Monday, 6 February 2012
60 Years? So What?
Political leaders from the DUP, UUP, SDLP, Alliance and TUV praised Elizabeth II for, well, managing 60 years on the throne. Some spoke of how much respect she deserved. David Ford described her as a "rock of stability", while the volatile dissenter Jim Allister said: " in [Elizabeth II] there blossomed a monarch who, throughout times of great change... has demonstrated a steady touch and a steady hand, through which many and all of us have benefited.". Woah! She must be a great woman!
So what has she done?
I suppose she has travelled around with her husband over the years, which can get tiring, I'm sure. Oh and then there is the fact that she has to live in luxury, which must be a bit of a slog. And the mortifying shame of her sons' separations, not to mention all those public duties, which take their toll you know. But fair play to her, she has demonstrated "a steady touch and a steady hand" throughout it all.
Let's get real here.
The very institution that Elizabeth II represents is one which is founded on a principle of inequality and ruthless subjugation and to vaunt the British monarch in such a fashion simply reinforces the position of such an archaic system. In truth, she and her family form what is unquestionably an undemocratically-appointed feudal relic, which should not have a divinely instated place of privilege in today's society.

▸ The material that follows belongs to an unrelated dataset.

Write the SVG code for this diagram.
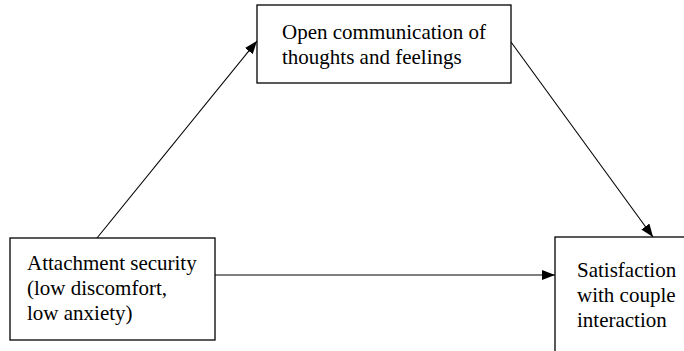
<svg xmlns="http://www.w3.org/2000/svg" width="684" height="351" viewBox="0 0 684 351">
<style>
.box{fill:#fff;stroke:#000;stroke-width:1.3}
.lbl{font-family:"Liberation Serif","Times New Roman",serif;font-size:21px;fill:#000}
.conn{stroke:#000;stroke-width:1.1;fill:none;marker-end:url(#ah)}
</style>
<defs>
<marker id="ah" markerWidth="13" markerHeight="10" refX="13" refY="5" orient="auto" markerUnits="userSpaceOnUse">
<path d="M0,0 L13,5 L0,10 Z" fill="#000"/>
</marker>
</defs>
<rect width="684" height="351" fill="#fff"/>
<g id="connectors">
<line class="conn" x1="97" y1="238" x2="257" y2="41"/>
<line class="conn" x1="511" y1="42" x2="653" y2="237"/>
<line class="conn" x1="215" y1="275" x2="555" y2="275"/>
</g>
<g id="node-communication">
<rect class="box" x="257" y="5" width="254" height="78"/>
<text class="lbl" x="282" y="39">Open communication of</text>
<text class="lbl" x="282" y="64">thoughts and feelings</text>
</g>
<g id="node-attachment">
<rect class="box" x="10" y="238" width="205" height="102"/>
<text class="lbl" x="27" y="270">Attachment security</text>
<text class="lbl" x="27" y="295">(low discomfort,</text>
<text class="lbl" x="27" y="320">low anxiety)</text>
</g>
<g id="node-satisfaction">
<rect class="box" x="555" y="237" width="140" height="130"/>
<text class="lbl" x="577" y="277">Satisfaction</text>
<text class="lbl" x="577" y="302">with couple</text>
<text class="lbl" x="577" y="327">interaction</text>
</g>
</svg>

Yet we continue to see mindless appreciation and ludicrous suggestions of how this lady somehow "deserves" a "gift from the nation" in the form of a yacht. Yes indeed. According to the Guardian, Michael Gove, the British Secretary of State for Education actually said: ""In spite, and perhaps because of, the austere times, the celebration should go beyond those of previous jubilees and mark the greater achievement that the diamond anniversary represents.". Luckily for the British people, the idea was rapidly shot down, but that an elected representative felt that it was at all worthy of consideration is, in itself, alarming.
Perhaps a little more worryingly, this mindless appreciation was also evident in Ireland when Elizabeth II visited the island in 2011. Such was the level of pro-queen media furore and clamour surrounding the event that of any kind of derisory talk regarding the Queen was branded the utterance of a crazed extremist. Strange behaviour from the inhabitants of a republic that was only freed from the shackles of British rule and its monarchy early in the 20th century. Perhaps it is little wonder that Ireland (that is, the independent 26 county state) is dying.
In this sense I welcome Sinn Féin's silence on the matter in respect of the praise of the others. It is not, as Jim Allister says, "stony and churlish", nor is it necessarily "vindictive", (even if vindictiveness might be excusable - Elizabeth II is, after all, the symbol of the state which slaughtered and oppressed many Irish people in recent history). It is a dignified silence.
As Alasdair McDonnell said in his rather perfunctory tribute: "There are a large number of people in Northern Ireland who value the link with Britain, and who value the monarchy and who value the contribution of Queen Elizabeth II. We not only acknowledge that, we fully respect it."
Well, the opposite is also true. There is a large number of people in the north who don't value the link with Britain, and who don't value the monarchy, let alone any notional contribution of Elizabeth II. Why don't people acknowledge that and fully respect that?